As iniciativas DEI cresceram após o chamado "reconhecimento racial" após o assassinato de George Floyd em 2020. No entanto, ao longo dos anos, algumas organizações se afastaram das iniciativas, especialmente aquelas que priorizavam a diversidade nas decisões de contratação. A oposição à diversidade tornou-se um ponto de discussão da guerra cultural e uma prioridade na campanha de Trump para 2024 — e ele tem cumprido suas promessas nas primeiras semanas de seu segundo mandato.
Por sua parte, as instituições católicas planejam manter seus valores, baseados na dignidade de cada pessoa humana e no princípio da solidariedade, disse Carroll, "mas a forma como abordamos isso pode precisar mudar".
"Como instituições católicas, em nosso cerne estamos ancorados em nossos valores e no ensino social católico", afirmou. "Isso é o que impulsiona o trabalho que fazemos: como ensinamos, os serviços que oferecemos. É quem somos como católicos".
No entanto, ela reconhece as ameaças financeiras, já que algumas instituições católicas têm um número significativo de estudantes que dependem de bolsas federais Pell para financiar sua educação. Cortes no financiamento federal para pesquisa médica pelos Institutos Nacionais de Saúde também provavelmente afetarão as instituições católicas.
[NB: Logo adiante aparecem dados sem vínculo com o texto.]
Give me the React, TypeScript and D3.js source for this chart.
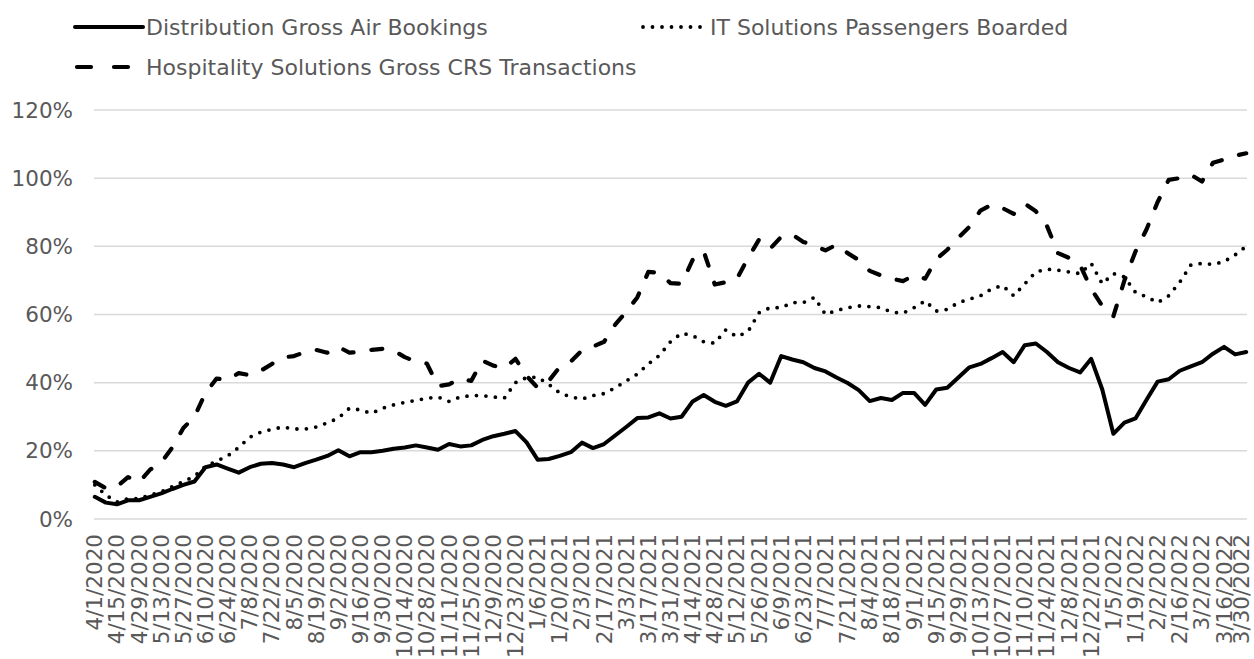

Já, algumas escolas começaram a usar as palavras "pertencimento", "dignidade" e "justiça", em vez de diversidade, equidade ou inclusão, para descrever uma abordagem mais católica.
O presidente de St. Thomas, Rob Vischer, disse que planeja apelar contra o cancelamento da concessão para educação especial e fundamental. A universidade se comprometeu a cobrir a matrícula dos estudantes para que possam concluir o semestre de primavera, mas terá que trabalhar com os estudantes que contavam com esse financiamento para seus planos futuros.
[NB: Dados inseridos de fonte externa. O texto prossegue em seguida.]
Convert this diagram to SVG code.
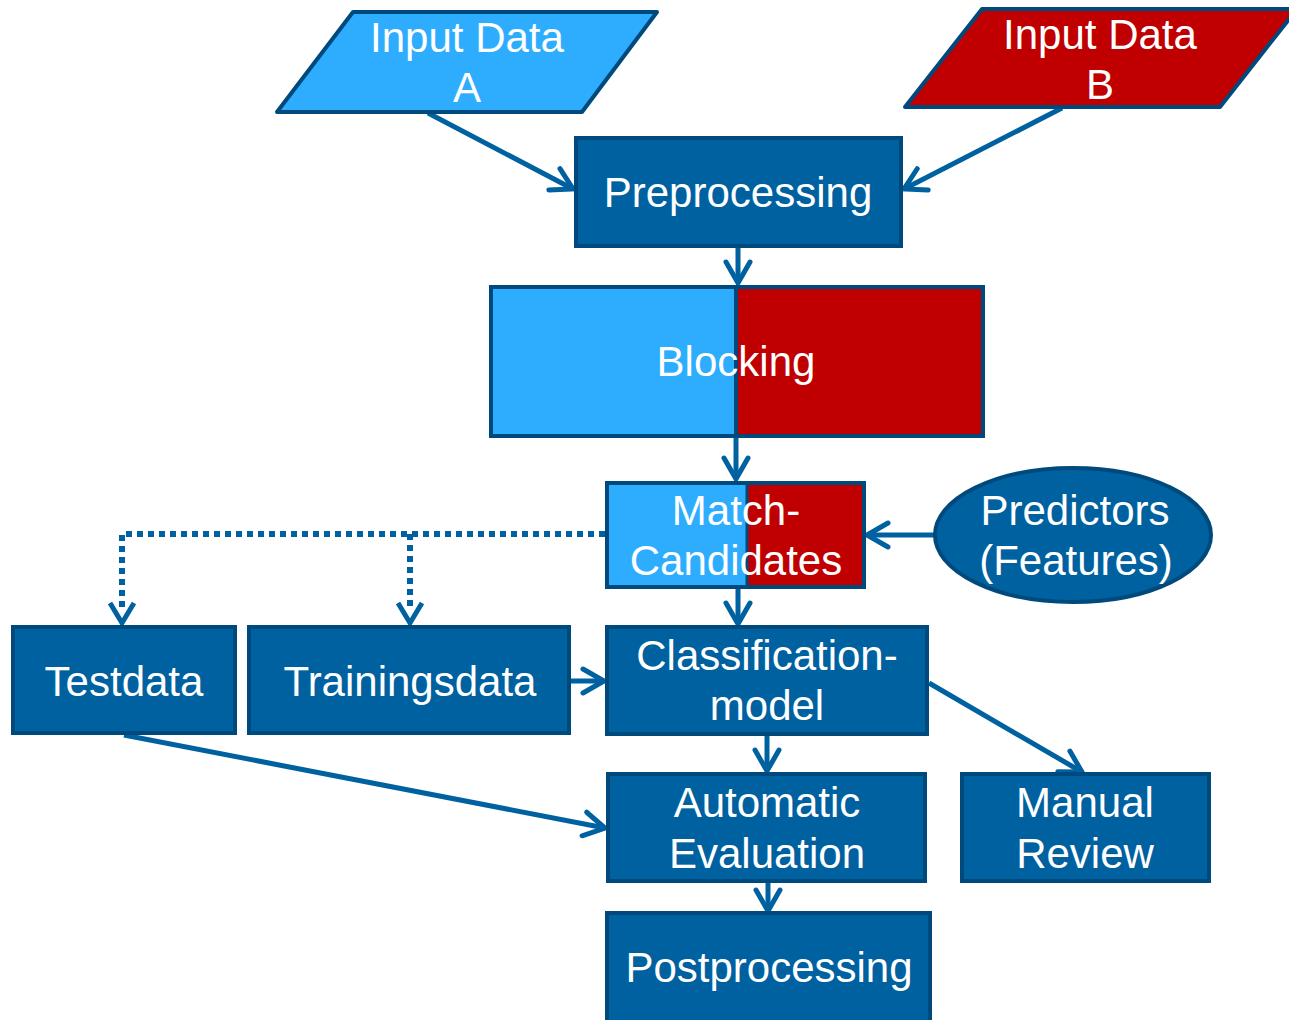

“Como somos uma universidade católica, nossos valores não mudarão”, afirmou. “Estamos comprometidos em garantir que cada estudante tenha a experiência do que o Papa Francisco chama de ‘cultura do encontro’, garantindo que sejam vistos, conhecidos e valorizados”.
Mesmo enquanto St. Thomas permanece comprometida com seus valores católicos, “estamos abertos a uma conversa sobre certos termos para descrever esses valores”, disse Vischer, observando que o acrônimo "DEI" se tornou um ponto de conflito.
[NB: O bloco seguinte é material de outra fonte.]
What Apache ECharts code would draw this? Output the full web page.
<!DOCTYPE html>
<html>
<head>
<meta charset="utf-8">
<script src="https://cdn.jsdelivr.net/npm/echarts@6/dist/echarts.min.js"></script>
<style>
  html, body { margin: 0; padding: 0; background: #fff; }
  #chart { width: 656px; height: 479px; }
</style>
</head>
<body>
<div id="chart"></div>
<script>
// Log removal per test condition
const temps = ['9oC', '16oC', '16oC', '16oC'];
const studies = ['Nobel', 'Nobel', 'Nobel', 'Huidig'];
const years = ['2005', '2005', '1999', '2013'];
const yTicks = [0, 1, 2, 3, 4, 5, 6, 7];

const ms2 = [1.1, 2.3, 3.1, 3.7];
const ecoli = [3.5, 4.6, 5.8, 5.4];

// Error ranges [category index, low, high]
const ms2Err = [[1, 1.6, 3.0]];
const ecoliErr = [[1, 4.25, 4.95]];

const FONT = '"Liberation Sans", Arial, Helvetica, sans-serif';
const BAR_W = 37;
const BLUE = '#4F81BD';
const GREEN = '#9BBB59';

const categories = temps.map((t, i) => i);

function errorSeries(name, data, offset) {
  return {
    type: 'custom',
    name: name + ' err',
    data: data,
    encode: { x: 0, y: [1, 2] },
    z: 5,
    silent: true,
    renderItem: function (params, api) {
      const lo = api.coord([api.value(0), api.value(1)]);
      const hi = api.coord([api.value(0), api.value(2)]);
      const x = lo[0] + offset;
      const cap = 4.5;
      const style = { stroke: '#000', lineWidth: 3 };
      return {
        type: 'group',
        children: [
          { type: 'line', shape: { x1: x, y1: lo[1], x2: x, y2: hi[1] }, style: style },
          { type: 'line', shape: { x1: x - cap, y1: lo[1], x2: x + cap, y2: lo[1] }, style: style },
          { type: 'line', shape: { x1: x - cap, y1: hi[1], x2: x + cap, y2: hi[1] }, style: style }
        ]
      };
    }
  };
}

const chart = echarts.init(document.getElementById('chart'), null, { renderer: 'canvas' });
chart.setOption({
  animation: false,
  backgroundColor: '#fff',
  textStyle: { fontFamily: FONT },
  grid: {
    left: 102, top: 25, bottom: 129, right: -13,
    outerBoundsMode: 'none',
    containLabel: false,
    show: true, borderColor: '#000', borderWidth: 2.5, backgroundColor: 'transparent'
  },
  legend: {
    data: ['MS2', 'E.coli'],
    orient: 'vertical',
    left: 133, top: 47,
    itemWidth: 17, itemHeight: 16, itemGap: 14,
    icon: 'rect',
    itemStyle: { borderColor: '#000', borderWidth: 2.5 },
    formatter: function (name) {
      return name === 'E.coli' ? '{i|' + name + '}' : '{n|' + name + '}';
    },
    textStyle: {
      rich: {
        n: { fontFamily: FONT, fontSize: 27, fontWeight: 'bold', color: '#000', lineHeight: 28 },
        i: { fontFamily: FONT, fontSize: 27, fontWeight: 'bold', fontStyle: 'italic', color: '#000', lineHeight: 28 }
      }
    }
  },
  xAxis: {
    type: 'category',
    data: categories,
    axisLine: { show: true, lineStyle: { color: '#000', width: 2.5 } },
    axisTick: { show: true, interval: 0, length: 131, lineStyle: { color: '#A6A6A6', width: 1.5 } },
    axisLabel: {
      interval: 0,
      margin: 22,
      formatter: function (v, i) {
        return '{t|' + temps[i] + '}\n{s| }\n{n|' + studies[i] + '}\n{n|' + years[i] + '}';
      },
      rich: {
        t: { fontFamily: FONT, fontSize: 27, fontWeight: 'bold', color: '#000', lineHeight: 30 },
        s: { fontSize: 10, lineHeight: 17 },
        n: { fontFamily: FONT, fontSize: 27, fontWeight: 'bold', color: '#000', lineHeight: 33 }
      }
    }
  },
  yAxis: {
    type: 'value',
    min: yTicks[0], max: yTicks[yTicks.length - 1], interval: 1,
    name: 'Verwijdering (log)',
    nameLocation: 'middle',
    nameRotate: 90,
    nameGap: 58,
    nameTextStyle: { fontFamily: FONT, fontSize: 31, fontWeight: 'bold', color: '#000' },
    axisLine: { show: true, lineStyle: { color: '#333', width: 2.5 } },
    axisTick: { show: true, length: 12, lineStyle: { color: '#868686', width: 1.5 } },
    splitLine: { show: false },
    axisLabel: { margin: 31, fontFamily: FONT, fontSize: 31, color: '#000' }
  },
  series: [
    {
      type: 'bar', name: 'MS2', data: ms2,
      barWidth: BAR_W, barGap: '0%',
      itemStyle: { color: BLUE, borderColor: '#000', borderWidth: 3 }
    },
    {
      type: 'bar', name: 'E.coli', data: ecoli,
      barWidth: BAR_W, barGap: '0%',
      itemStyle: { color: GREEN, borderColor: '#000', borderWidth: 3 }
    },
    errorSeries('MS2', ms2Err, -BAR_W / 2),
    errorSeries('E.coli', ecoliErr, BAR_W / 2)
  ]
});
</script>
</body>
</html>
De acordo com Vischer, a linguagem sobre DEI foi adicionada como um requisito na solicitação de concessão do Departamento de Educação, e nenhuma preferência é dada a minorias sub-representadas no programa de bolsas de estudo.
"Como condição para a aprovação da concessão sob a administração Biden, fomos obrigados a incluir um componente sobre como essa concessão promoveria a diversidade na profissão de ensino", disse Vischer. "Esperávamos que alguns desses requisitos e prioridades pudessem mudar com a nova administração presidencial, mas esperávamos ter a oportunidade de demonstrar como a concessão poderia ser ajustada para atender aos novos requisitos, em vez de um cancelamento abrupto da concessão".
Em uma reunião da Associação de Faculdades e Universidades Católicas no início de fevereiro, aqueles que trabalham nos escritórios de diversidade das universidades estavam compreensivelmente ansiosos. "É um momento precário", disse Carroll. "Este é um espaço difícil de viver neste momento".
A linguagem na carta do Departamento de Educação acusa os defensores do DEI de "contrabandear estereótipos raciais e uma consciência racial explícita para o treinamento diário, programação e disciplina".
"As instituições educacionais doutrinaram toxicamente os estudantes com a falsa premissa de que os Estados Unidos foram construídos sobre 'racismo sistêmico e estrutural' e promoveram políticas e práticas discriminatórias", dizia a carta.
Carroll disse que tal interpretação é "desafiadora", mas incentiva os líderes católicos a "pensar antes de agir, reconhecendo que as faculdades e universidades católicas, a serviço da missão, sempre foram comprometidas com o acesso dos estudantes, e nossos programas e serviços sempre foram voltados para servir o bem comum de todos os estudantes".